Copy the data exactly; pictures stay out of the copy.

┌────────

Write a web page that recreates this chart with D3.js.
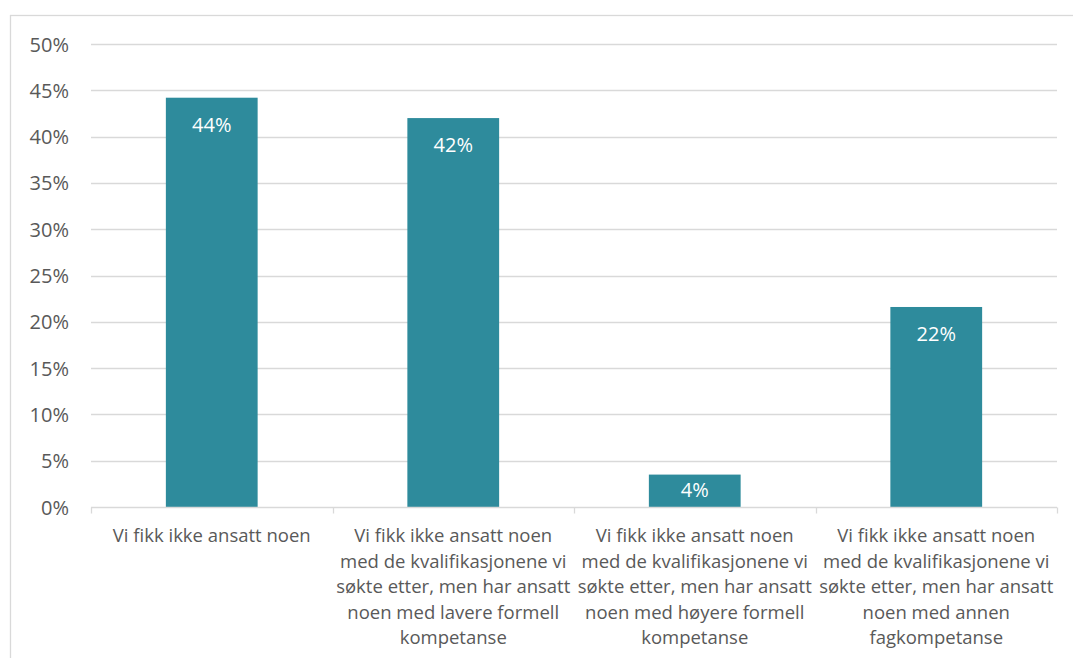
<!DOCTYPE html>
<html>
<head>
<meta charset="utf-8">
<script src="https://cdn.jsdelivr.net/npm/d3@7"></script>
<style>
  body { margin: 0; background: #fff; }
  svg { display: block; font-family: "Open Sans", "Noto Sans", sans-serif; }
</style>
</head>
<body>
<svg id="svg"></svg>
<script>
// chart data
const categories = [
    "Vi fikk ikke ansatt noen",
    "Vi fikk ikke ansatt noen\nmed de kvalifikasjonene vi\nsøkte etter, men har ansatt\nnoen med lavere formell\nkompetanse",
    "Vi fikk ikke ansatt noen\nmed de kvalifikasjonene vi\nsøkte etter, men har ansatt\nnoen med høyere formell\nkompetanse",
    "Vi fikk ikke ansatt noen\nmed de kvalifikasjonene vi\nsøkte etter, men har ansatt\nnoen med annen\nfagkompetanse"
];
const values = [0.442, 0.420, 0.035, 0.216];
const yTicks = [0, 0.05, 0.10, 0.15, 0.20, 0.25, 0.30, 0.35, 0.40, 0.45, 0.50];

const width = 1073;
const height = 658;
const margin = { top: 44, right: 16, bottom: 151, left: 91 };

let svg = d3.select("#svg").attr("width", width).attr("height", height);

// outer chart frame
svg.append("rect")
    .attr("x", 10.5).attr("y", 15.5)
    .attr("width", 1070).attr("height", 660)
    .attr("fill", "none")
    .attr("stroke", "#d9d9d9")
    .attr("stroke-width", 1.3);

let x = d3.scaleBand()
    .domain(categories)
    .range([margin.left, width - margin.right])
    .paddingInner(0.62)
    .paddingOuter(0.31);

let y = d3.scaleLinear()
    .domain([0, 0.5])
    .range([height - margin.bottom, margin.top]);

// gridlines
svg.append("g")
    .selectAll("line")
    .data(yTicks.filter(d => d > 0))
    .join("line")
        .attr("x1", margin.left)
        .attr("x2", width - margin.right)
        .attr("y1", d => Math.round(y(d)) + 0.5)
        .attr("y2", d => Math.round(y(d)) + 0.5)
        .attr("stroke", "#d9d9d9")
        .attr("stroke-width", 1.3);

// y tick labels
svg.append("g")
    .selectAll("text")
    .data(yTicks)
    .join("text")
        .attr("x", 69)
        .attr("y", d => y(d) + 7.5)
        .attr("text-anchor", "end")
        .style("font-size", "20px")
        .style("fill", "#595959")
        .text(d => d3.format(".0%")(d));

// bars
svg.append("g")
    .selectAll("rect")
    .data(values)
    .join("rect")
        .attr("x", (d, i) => x(categories[i]))
        .attr("y", d => y(d))
        .attr("width", x.bandwidth())
        .attr("height", d => y(0) - y(d))
        .attr("fill", "#2e8b9c");

// value labels inside bars (short bars get the label nudged up like Excel)
svg.append("g")
    .selectAll("text")
    .data(values)
    .join("text")
        .attr("x", (d, i) => x(categories[i]) + x.bandwidth() / 2)
        .attr("y", d => Math.min(y(d) + 34, y(0) - 10))
        .attr("text-anchor", "middle")
        .style("font-size", "20px")
        .style("fill", "#ffffff")
        .text(d => d3.format(".0%")(d));

// x axis line and category boundary ticks
let bounds = d3.range(categories.length + 1).map(i => margin.left + i * (width - margin.right - margin.left) / categories.length);
let axisY = Math.round(y(0)) + 0.5;
svg.append("line")
    .attr("x1", margin.left).attr("x2", width - margin.right)
    .attr("y1", axisY).attr("y2", axisY)
    .attr("stroke", "#d9d9d9")
    .attr("stroke-width", 1.3);
svg.append("g")
    .selectAll("line")
    .data(bounds)
    .join("line")
        .attr("x1", d => Math.round(d) + 0.5)
        .attr("x2", d => Math.round(d) + 0.5)
        .attr("y1", axisY)
        .attr("y2", axisY + 6)
        .attr("stroke", "#d9d9d9")
        .attr("stroke-width", 1.3);

// category labels, wrapped as in the source
let labels = svg.append("g")
    .selectAll("text")
    .data(categories)
    .join("text")
        .attr("x", d => x(d) + x.bandwidth() / 2)
        .attr("y", 542)
        .attr("text-anchor", "middle")
        .style("font-size", "18.5px")
        .style("fill", "#595959");

labels.each(function(d) {
    let t = d3.select(this);
    d.split("\n").forEach((line, i) => {
        t.append("tspan")
            .attr("x", x(d) + x.bandwidth() / 2)
            .attr("dy", i === 0 ? 0 : 25.5)
            .text(line);
    });
});
</script>
</body>
</html>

└────────

# Answer for the task:
Write a web page that recreates this chart with D3.js.
<!DOCTYPE html>
<html>
<head>
<meta charset="utf-8">
<script src="https://cdn.jsdelivr.net/npm/d3@7"></script>
<style>
  body { margin: 0; background: #fff; }
  svg { display: block; font-family: "Open Sans", "Noto Sans", sans-serif; }
</style>
</head>
<body>
<svg id="svg"></svg>
<script>
// chart data
const categories = [
    "Vi fikk ikke ansatt noen",
    "Vi fikk ikke ansatt noen\nmed de kvalifikasjonene vi\nsøkte etter, men har ansatt\nnoen med lavere formell\nkompetanse",
    "Vi fikk ikke ansatt noen\nmed de kvalifikasjonene vi\nsøkte etter, men har ansatt\nnoen med høyere formell\nkompetanse",
    "Vi fikk ikke ansatt noen\nmed de kvalifikasjonene vi\nsøkte etter, men har ansatt\nnoen med annen\nfagkompetanse"
];
const values = [0.442, 0.420, 0.035, 0.216];
const yTicks = [0, 0.05, 0.10, 0.15, 0.20, 0.25, 0.30, 0.35, 0.40, 0.45, 0.50];

const width = 1073;
const height = 658;
const margin = { top: 44, right: 16, bottom: 151, left: 91 };

let svg = d3.select("#svg").attr("width", width).attr("height", height);

// outer chart frame
svg.append("rect")
    .attr("x", 10.5).attr("y", 15.5)
    .attr("width", 1070).attr("height", 660)
    .attr("fill", "none")
    .attr("stroke", "#d9d9d9")
    .attr("stroke-width", 1.3);

let x = d3.scaleBand()
    .domain(categories)
    .range([margin.left, width - margin.right])
    .paddingInner(0.62)
    .paddingOuter(0.31);

let y = d3.scaleLinear()
    .domain([0, 0.5])
    .range([height - margin.bottom, margin.top]);

// gridlines
svg.append("g")
    .selectAll("line")
    .data(yTicks.filter(d => d > 0))
    .join("line")
        .attr("x1", margin.left)
        .attr("x2", width - margin.right)
        .attr("y1", d => Math.round(y(d)) + 0.5)
        .attr("y2", d => Math.round(y(d)) + 0.5)
        .attr("stroke", "#d9d9d9")
        .attr("stroke-width", 1.3);

// y tick labels
svg.append("g")
    .selectAll("text")
    .data(yTicks)
    .join("text")
        .attr("x", 69)
        .attr("y", d => y(d) + 7.5)
        .attr("text-anchor", "end")
        .style("font-size", "20px")
        .style("fill", "#595959")
        .text(d => d3.format(".0%")(d));

// bars
svg.append("g")
    .selectAll("rect")
    .data(values)
    .join("rect")
        .attr("x", (d, i) => x(categories[i]))
        .attr("y", d => y(d))
        .attr("width", x.bandwidth())
        .attr("height", d => y(0) - y(d))
        .attr("fill", "#2e8b9c");

// value labels inside bars (short bars get the label nudged up like Excel)
svg.append("g")
    .selectAll("text")
    .data(values)
    .join("text")
        .attr("x", (d, i) => x(categories[i]) + x.bandwidth() / 2)
        .attr("y", d => Math.min(y(d) + 34, y(0) - 10))
        .attr("text-anchor", "middle")
        .style("font-size", "20px")
        .style("fill", "#ffffff")
        .text(d => d3.format(".0%")(d));

// x axis line and category boundary ticks
let bounds = d3.range(categories.length + 1).map(i => margin.left + i * (width - margin.right - margin.left) / categories.length);
let axisY = Math.round(y(0)) + 0.5;
svg.append("line")
    .attr("x1", margin.left).attr("x2", width - margin.right)
    .attr("y1", axisY).attr("y2", axisY)
    .attr("stroke", "#d9d9d9")
    .attr("stroke-width", 1.3);
svg.append("g")
    .selectAll("line")
    .data(bounds)
    .join("line")
        .attr("x1", d => Math.round(d) + 0.5)
        .attr("x2", d => Math.round(d) + 0.5)
        .attr("y1", axisY)
        .attr("y2", axisY + 6)
        .attr("stroke", "#d9d9d9")
        .attr("stroke-width", 1.3);

// category labels, wrapped as in the source
let labels = svg.append("g")
    .selectAll("text")
    .data(categories)
    .join("text")
        .attr("x", d => x(d) + x.bandwidth() / 2)
        .attr("y", 542)
        .attr("text-anchor", "middle")
        .style("font-size", "18.5px")
        .style("fill", "#595959");

labels.each(function(d) {
    let t = d3.select(this);
    d.split("\n").forEach((line, i) => {
        t.append("tspan")
            .attr("x", x(d) + x.bandwidth() / 2)
            .attr("dy", i === 0 ? 0 : 25.5)
            .text(line);
    });
});
</script>
</body>
</html>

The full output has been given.